Auxiliary Scripts¶
Since the darc
project can be deployed through Docker Integration,
we provided some auxiliary scripts to help with the deployment.
Health Check¶
- File location:
Entry point:
extra/healthcheck.py
System V service:
extra/healthcheck.service
usage: healthcheck [-h] [-f FILE] [-i INTERVAL] ...
health check running container
positional arguments:
services name of services
optional arguments:
-h, --help show this help message and exit
-f FILE, --file FILE path to compose file
-i INTERVAL, --interval INTERVAL
interval (in seconds) of health check
This script will watch the running status of containers managed by Docker Compose. If the containers are stopped or of unhealthy status, it will bring the containers back alive.
Also, as the internal program may halt unexpectedly whilst the container remains healthy, the script will watch if the program is still active through its output messages.
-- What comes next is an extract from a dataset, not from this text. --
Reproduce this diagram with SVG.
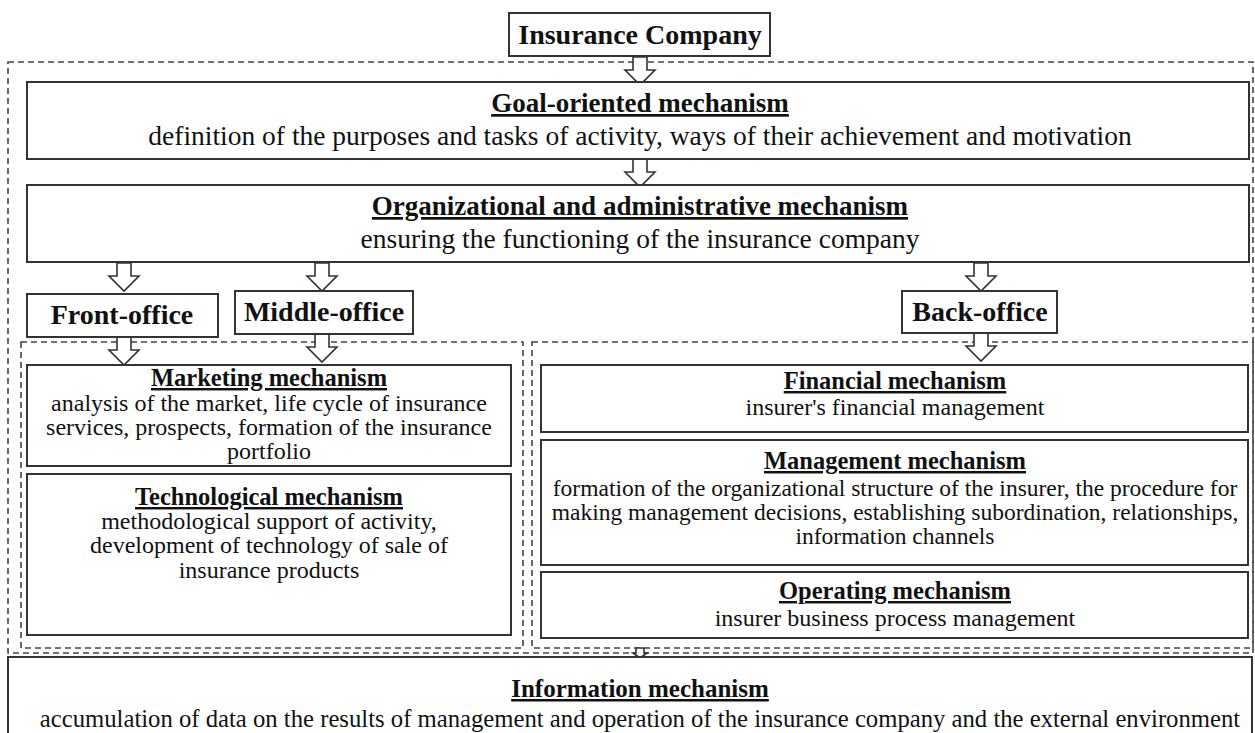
<svg xmlns="http://www.w3.org/2000/svg" xmlns:xlink="http://www.w3.org/1999/xlink" width="1255" height="733" viewBox="0 0 1255 733">
<style>
.box{fill:#fff;stroke:#333;stroke-width:2}
.dash{fill:none;stroke:#444;stroke-width:1.6;stroke-dasharray:6 4}
.arr{fill:#fff;stroke:#333;stroke-width:1.6;stroke-linejoin:miter}
text{font-family:"Liberation Serif","Times New Roman",serif;fill:#111;text-anchor:middle}
.big{font-size:27.5px}
.bigb{font-size:27px;font-weight:bold;text-decoration:underline}
.hb{font-size:28px;font-weight:bold}
.sb{font-size:24.5px;font-weight:bold;text-decoration:underline}
.s{font-size:24px}
.sm{font-size:23.5px}
.ib{font-size:25px;font-weight:bold;text-decoration:underline}
.it{font-size:24.7px}
</style>
<defs>
<path id="ar" d="M-7,0 L7,0 L7,13 L15,13 L0,28 L-15,13 L-7,13 Z"/>
<path id="ars" d="M-4,0 L4,0 L4,5 L7,5 L0,10 L-7,5 L-4,5 Z"/>
</defs>
<g id="frames">
<rect class="dash" x="8" y="62" width="1245" height="591"/>
<rect class="dash" x="21" y="342" width="502" height="306"/>
<rect class="dash" x="532" y="342" width="721" height="306"/>
</g>
<g id="connectors">
<use href="#ar" class="arr" x="640" y="57"/>
<use href="#ar" class="arr" x="640" y="159"/>
<use href="#ar" class="arr" x="124" y="263"/>
<use href="#ar" class="arr" x="322" y="263"/>
<use href="#ar" class="arr" x="981" y="263"/>
<use href="#ar" class="arr" x="124" y="337"/>
<use href="#ar" class="arr" x="322" y="334"/>
<use href="#ar" class="arr" x="981" y="333"/>
<use href="#ars" class="arr" x="640" y="648"/>
</g>
<g id="insurance-company">
<rect class="box" x="509" y="13" width="261" height="43"/>
<text class="hb" x="640" y="44">Insurance Company</text>
</g>
<g id="goal">
<rect class="box" x="27" y="82" width="1222" height="77"/>
<text class="bigb" x="640" y="112">Goal-oriented mechanism</text>
<text class="big" x="640" y="145">definition of the purposes and tasks of activity, ways of their achievement and motivation</text>
</g>
<g id="organizational">
<rect class="box" x="27" y="185" width="1222" height="77"/>
<text class="bigb" x="640" y="215">Organizational and administrative mechanism</text>
<text class="big" x="640" y="248">ensuring the functioning of the insurance company</text>
</g>
<g id="front-office">
<rect class="box" x="27" y="294" width="191" height="43"/>
<text class="hb" x="122" y="324">Front-office</text>
</g>
<g id="middle-office">
<rect class="box" x="235" y="291" width="178" height="43"/>
<text class="hb" x="324" y="321">Middle-office</text>
</g>
<g id="back-office">
<rect class="box" x="902" y="291" width="155" height="42"/>
<text class="hb" x="980" y="321">Back-office</text>
</g>
<g id="marketing">
<rect class="box" x="27" y="365" width="484" height="101"/>
<text class="sb" x="269" y="386">Marketing mechanism</text>
<text class="s" x="269" y="411">analysis of the market, life cycle of insurance</text>
<text class="s" x="269" y="435">services, prospects, formation of the insurance</text>
<text class="s" x="269" y="459">portfolio</text>
</g>
<g id="technological">
<rect class="box" x="27" y="474" width="484" height="161"/>
<text class="sb" x="269" y="505">Technological mechanism</text>
<text class="s" x="269" y="529">methodological support of activity,</text>
<text class="s" x="269" y="553">development of technology of sale of</text>
<text class="s" x="269" y="578">insurance products</text>
</g>
<g id="financial">
<rect class="box" x="541" y="365" width="707" height="67"/>
<text class="sb" x="895" y="389">Financial mechanism</text>
<text class="s" x="895" y="415">insurer's financial management</text>
</g>
<g id="management">
<rect class="box" x="541" y="440" width="707" height="125"/>
<text class="sb" x="895" y="469">Management mechanism</text>
<text class="sm" x="895" y="496">formation of the organizational structure of the insurer, the procedure for</text>
<text class="sm" x="895" y="520">making management decisions, establishing subordination, relationships,</text>
<text class="sm" x="895" y="544">information channels</text>
</g>
<g id="operating">
<rect class="box" x="541" y="572" width="707" height="66"/>
<text class="sb" x="895" y="599">Operating mechanism</text>
<text class="s" x="895" y="626">insurer business process management</text>
</g>
<g id="information">
<rect class="box" x="8" y="657" width="1244" height="90"/>
<text class="ib" x="640" y="697">Information mechanism</text>
<text class="it" x="640" y="727">accumulation of data on the results of management and operation of the insurance company and the external environment</text>
</g>
</svg>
If inactive, the script will restart the containers.
Upload API Submission Files¶
- File location:
Entry point:
extra/upload.py
Helper script:
extra/upload.sh
Cron sample:
extra/upload.cron
usage: upload [-h] [-p PATH] -H HOST [-U USER]
upload API submission files
optional arguments:
-h, --help show this help message and exit
-p PATH, --path PATH path to data storage
-H HOST, --host HOST upstream hostname
-U USER, --user USER upstream user credential
This script will automatically upload API submission files, c.f.
darc.submit
, using curl(1). The --user
option is
supplied for the same option of curl(1).
Important
As the darc.submit.save_submit()
is categorising saved API
submission files by its actual date, the script is also uploading
such files by the saved dates. Therefore, as the cron(8)
sample suggests, the script should better be run everyday slightly
after 12:00 AM (0:00 in 24-hour format).
Remove Repeated Lines¶
- File location:
extra/uniq.py
This script works the same as uniq(1), except it filters one input line at a time without putting pressure onto memory utilisation.
Redis Clinic¶
- File location:
Entry point:
extra/clinic.py
Helper script:
extra/clinic.lua
Cron sample:
extra/clinic.cron
usage: clinic [-h] -r REDIS [-f FILE] [-t TIMEOUT] ...
memory clinic for Redis
positional arguments:
services name of services
optional arguments:
-h, --help show this help message and exit
-r REDIS, --redis REDIS
URI to the Redis server
-f FILE, --file FILE path to compose file
-t TIMEOUT, --timeout TIMEOUT
shutdown timeout in seconds
Since Redis may take more and more memory as the growth of crawled
data and task queues, this script will truncate the Redis task queues
(queue_requests
& queue_selenium
), as well as the corresponding
pickle
caches of darc.link.Link
.
Note
We used Lua scrpit to slightly accelerate the whole procedure, as it may bring burden to the host server if running through Redis client.
Warning
Due to restriction on the Alibaba Cloud (Aliyun) customised version of Redis, i.e. AsparaDB for Redis, this Lua script is not allowed be to executed. It is recommended to manually cleanup the database before we find out an alternative solution.